Diam atau Berkata Benar


PILIHANNYA hanya dua itu, yakni diam atau berkata benar. Sebagai anggota warga negara yang baik, tatkala semua kondisinya memang sudah semakin ruwet, seperti kondisi politik sekarang ini, seorang pemimpin atau calon pemimpin harus bisa menempatkan diri dan pada situasi apa pun.

Tahun politik 2008 ini memang sangat membingungkan rakyat. Terlebih saat ini semua orang yang menamakan dirinya sebagai elite politik bermain dan menari-nari. Kenapa? Sepertinya rakyat Indonesia yang meng-gap-kan diri sebagai elite semakin gagah-gagahan di mata rakyat, baik di televisi, di koran/majalah, maupun di semua papan iklan yang ada di sisi jalan.

Apakah negeri ini menjadikan rakyat sebagai konstituen atau masyarakat awam politik harus selalu menjadi penonton dan selalu harus menjadi korban bagi elite yang sudah dipilih dengan legowo dari si rakyat itu sendiri? Sepertinya hal itu terus akan terjadi bahkan sampai kiamat, barangkali.

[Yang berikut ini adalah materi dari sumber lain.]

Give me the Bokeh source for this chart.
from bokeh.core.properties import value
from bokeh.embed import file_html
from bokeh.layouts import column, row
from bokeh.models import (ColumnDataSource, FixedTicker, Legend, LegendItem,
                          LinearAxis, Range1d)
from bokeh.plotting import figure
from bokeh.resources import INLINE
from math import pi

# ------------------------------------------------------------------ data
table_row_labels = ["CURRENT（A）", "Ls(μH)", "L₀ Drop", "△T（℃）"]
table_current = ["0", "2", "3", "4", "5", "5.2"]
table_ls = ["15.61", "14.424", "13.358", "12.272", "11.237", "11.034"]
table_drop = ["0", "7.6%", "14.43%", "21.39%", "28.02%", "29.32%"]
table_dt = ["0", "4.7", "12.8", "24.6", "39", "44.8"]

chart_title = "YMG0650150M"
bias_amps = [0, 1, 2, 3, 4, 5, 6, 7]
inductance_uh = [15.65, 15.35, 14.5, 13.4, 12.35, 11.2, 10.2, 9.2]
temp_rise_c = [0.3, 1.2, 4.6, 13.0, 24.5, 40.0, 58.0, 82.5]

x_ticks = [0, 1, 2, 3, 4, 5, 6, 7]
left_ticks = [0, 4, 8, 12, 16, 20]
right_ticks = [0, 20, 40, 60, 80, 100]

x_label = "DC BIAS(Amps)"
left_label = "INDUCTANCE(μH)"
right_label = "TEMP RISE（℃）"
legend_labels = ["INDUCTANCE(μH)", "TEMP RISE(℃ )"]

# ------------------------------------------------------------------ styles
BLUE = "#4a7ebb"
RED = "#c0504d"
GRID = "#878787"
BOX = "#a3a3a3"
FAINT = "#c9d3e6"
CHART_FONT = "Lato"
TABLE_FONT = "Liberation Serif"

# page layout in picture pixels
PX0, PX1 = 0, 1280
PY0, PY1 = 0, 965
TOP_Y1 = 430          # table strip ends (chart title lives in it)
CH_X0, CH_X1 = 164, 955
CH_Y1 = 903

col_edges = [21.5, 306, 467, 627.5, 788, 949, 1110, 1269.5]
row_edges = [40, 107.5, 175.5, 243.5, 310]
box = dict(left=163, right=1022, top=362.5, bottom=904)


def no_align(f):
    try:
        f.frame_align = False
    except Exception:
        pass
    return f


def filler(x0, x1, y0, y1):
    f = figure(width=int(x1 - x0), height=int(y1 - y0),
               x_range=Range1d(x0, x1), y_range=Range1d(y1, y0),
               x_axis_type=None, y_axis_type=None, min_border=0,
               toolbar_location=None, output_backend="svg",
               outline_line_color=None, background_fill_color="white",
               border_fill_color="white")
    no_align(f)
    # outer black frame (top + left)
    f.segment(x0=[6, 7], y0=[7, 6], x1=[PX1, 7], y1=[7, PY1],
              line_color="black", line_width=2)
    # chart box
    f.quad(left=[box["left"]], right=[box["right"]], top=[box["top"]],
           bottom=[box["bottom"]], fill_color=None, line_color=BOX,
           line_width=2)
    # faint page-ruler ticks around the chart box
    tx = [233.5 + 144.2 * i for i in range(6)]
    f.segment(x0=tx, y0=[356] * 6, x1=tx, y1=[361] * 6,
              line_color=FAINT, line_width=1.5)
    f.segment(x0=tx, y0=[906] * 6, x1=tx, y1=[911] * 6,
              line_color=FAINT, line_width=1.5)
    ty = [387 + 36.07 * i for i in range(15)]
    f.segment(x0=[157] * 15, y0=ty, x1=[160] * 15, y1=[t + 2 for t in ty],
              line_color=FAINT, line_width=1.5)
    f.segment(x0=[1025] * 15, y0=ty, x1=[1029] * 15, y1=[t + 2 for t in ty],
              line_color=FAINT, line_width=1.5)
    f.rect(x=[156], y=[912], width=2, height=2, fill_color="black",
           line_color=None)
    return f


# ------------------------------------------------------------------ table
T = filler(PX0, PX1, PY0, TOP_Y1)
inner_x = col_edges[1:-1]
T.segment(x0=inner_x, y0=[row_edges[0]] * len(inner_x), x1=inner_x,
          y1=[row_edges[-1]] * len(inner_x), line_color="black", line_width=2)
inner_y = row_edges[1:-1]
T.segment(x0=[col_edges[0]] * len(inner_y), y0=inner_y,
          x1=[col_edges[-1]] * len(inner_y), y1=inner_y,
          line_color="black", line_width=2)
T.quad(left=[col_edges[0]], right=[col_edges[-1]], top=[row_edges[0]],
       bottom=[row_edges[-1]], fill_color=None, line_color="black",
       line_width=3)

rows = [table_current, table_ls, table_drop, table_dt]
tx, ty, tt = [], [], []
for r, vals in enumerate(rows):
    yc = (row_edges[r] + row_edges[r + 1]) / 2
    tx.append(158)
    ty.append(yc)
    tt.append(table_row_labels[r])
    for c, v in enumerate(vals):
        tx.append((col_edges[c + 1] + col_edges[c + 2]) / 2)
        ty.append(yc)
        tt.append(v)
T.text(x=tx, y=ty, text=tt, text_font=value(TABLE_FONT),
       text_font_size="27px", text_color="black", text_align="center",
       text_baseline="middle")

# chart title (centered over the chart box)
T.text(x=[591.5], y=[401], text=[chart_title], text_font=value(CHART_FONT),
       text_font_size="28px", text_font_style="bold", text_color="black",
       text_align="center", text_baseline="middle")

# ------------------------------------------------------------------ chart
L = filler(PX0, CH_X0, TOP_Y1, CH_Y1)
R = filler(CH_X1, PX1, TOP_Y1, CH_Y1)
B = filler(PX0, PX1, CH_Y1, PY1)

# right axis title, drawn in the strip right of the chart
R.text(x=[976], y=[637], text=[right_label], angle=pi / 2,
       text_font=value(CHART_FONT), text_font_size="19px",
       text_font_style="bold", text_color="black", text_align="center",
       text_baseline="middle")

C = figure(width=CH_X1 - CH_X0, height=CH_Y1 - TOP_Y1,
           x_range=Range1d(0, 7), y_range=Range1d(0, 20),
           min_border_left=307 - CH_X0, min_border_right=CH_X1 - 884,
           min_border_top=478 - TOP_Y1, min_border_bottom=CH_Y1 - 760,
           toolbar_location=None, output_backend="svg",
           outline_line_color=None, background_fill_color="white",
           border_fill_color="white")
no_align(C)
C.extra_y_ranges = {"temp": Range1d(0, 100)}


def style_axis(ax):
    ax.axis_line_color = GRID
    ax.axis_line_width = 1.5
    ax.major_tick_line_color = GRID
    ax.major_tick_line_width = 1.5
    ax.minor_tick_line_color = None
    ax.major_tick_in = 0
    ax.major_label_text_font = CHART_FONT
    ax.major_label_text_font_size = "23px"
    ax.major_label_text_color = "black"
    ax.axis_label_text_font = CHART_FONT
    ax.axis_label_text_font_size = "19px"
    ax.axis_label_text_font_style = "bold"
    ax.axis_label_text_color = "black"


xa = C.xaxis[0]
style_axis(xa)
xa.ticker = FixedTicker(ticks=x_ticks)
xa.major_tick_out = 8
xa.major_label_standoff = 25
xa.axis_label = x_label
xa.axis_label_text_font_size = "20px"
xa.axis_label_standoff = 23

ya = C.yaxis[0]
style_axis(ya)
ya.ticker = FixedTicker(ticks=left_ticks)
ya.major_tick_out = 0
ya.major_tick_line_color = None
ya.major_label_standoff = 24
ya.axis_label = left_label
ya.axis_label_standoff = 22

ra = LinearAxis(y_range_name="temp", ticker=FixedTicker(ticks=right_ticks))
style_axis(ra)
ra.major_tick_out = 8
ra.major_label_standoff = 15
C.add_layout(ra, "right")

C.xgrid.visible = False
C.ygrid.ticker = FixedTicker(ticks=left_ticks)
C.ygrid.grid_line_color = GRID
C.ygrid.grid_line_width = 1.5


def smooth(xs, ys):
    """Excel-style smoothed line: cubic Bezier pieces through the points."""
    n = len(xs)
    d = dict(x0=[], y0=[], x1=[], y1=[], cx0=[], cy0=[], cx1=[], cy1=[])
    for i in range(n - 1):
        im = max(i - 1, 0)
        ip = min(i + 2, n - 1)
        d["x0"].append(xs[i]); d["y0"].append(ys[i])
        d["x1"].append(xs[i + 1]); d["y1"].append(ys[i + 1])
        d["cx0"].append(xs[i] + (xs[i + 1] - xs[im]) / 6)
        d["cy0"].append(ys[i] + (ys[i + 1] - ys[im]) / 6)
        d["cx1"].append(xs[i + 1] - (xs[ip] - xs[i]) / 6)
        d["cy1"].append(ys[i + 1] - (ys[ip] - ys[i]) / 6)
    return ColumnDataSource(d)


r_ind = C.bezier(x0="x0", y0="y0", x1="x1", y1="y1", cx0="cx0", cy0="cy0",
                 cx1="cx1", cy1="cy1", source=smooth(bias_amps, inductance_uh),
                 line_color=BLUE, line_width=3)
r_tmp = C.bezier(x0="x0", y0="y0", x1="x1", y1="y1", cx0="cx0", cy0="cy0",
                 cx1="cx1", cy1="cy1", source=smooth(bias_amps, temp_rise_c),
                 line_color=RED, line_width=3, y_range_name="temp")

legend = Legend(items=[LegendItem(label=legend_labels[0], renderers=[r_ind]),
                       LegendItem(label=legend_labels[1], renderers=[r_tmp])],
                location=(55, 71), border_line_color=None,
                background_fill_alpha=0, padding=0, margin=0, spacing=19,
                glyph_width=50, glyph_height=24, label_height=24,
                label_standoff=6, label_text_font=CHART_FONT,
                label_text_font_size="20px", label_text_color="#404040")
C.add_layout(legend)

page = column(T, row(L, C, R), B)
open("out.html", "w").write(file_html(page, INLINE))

Semua elite bicara, semuanya saling tunjuk jari ke depan, saling tunjuk jari ke atas. Terbayang bagaimana ramainya para elite yang ingin menjadi legislatif bahkan yang ingin menjadi orang nomor satu negeri ini. Namun, ada seorang tokoh yang dia tidak banyak bicara dan 'lagu' seperti elite lainnya. Bahkan hal itu bisa menjadi contoh yang baik buat diteladani.

Megawati Soekarnoputri tidak recet seperti elite lainnya, semuanya sudah terbayang haus kekuasaan. Bahkan Megawati pernah ditulis di berita pada salah satu media cetak Jakarta bahwa wakil yang bakal menemani beliau ada di dalam hati. Sangat-sangat puitis dan menenteramkan hati rakyat yang membaca berita itu, terlebih ketika seluruh elite seperti benang kusut.

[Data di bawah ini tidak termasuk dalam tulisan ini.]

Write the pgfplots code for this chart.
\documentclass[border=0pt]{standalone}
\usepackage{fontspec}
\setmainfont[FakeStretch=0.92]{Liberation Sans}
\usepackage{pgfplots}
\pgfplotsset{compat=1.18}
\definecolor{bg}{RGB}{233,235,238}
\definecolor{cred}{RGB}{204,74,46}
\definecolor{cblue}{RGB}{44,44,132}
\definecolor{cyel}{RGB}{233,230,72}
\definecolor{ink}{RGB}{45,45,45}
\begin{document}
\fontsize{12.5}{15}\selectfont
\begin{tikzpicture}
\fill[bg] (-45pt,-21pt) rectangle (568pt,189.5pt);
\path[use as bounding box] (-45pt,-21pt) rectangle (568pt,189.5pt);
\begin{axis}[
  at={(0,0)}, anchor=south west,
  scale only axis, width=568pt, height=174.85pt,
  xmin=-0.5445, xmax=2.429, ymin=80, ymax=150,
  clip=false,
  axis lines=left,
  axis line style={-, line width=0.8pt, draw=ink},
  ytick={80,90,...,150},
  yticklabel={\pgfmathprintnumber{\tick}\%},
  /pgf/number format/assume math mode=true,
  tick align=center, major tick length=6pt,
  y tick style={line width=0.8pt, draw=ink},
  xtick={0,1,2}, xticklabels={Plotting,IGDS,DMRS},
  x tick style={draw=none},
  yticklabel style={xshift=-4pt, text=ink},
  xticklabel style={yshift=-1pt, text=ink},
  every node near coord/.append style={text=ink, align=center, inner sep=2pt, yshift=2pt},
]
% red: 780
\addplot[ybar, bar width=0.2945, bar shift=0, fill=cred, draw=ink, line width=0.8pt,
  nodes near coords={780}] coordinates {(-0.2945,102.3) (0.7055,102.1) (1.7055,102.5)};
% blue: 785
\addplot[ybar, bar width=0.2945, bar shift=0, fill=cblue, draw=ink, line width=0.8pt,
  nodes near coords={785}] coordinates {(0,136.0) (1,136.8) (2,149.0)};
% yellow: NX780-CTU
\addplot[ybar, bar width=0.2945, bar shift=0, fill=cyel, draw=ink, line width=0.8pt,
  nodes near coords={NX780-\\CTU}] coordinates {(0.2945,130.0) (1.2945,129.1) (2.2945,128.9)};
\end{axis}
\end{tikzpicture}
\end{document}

Itulah teladan yang baik, seperti Nabi Muhammad SAW, seperti yang diriwayatkan, Ahmad memberikan contoh ketika melihat kondisi memanas Rasulullah diam. Karena itu akan mengindikasi kemarahan orang atau golongan dan bisa dilihat dari seberapa jauh tingkat 'kekasaran' dan kekerasan ucapan elite (orang) atau golongan tersebut. Semakin rumit, semakin kasar, jika sudah tidak tertahankan, nanti akan terjadi adu mulut yang berkembang menjadi adu fisik, perkelahian. Dari perkelahian kecil bisa berkembang menjadi pembunuhan.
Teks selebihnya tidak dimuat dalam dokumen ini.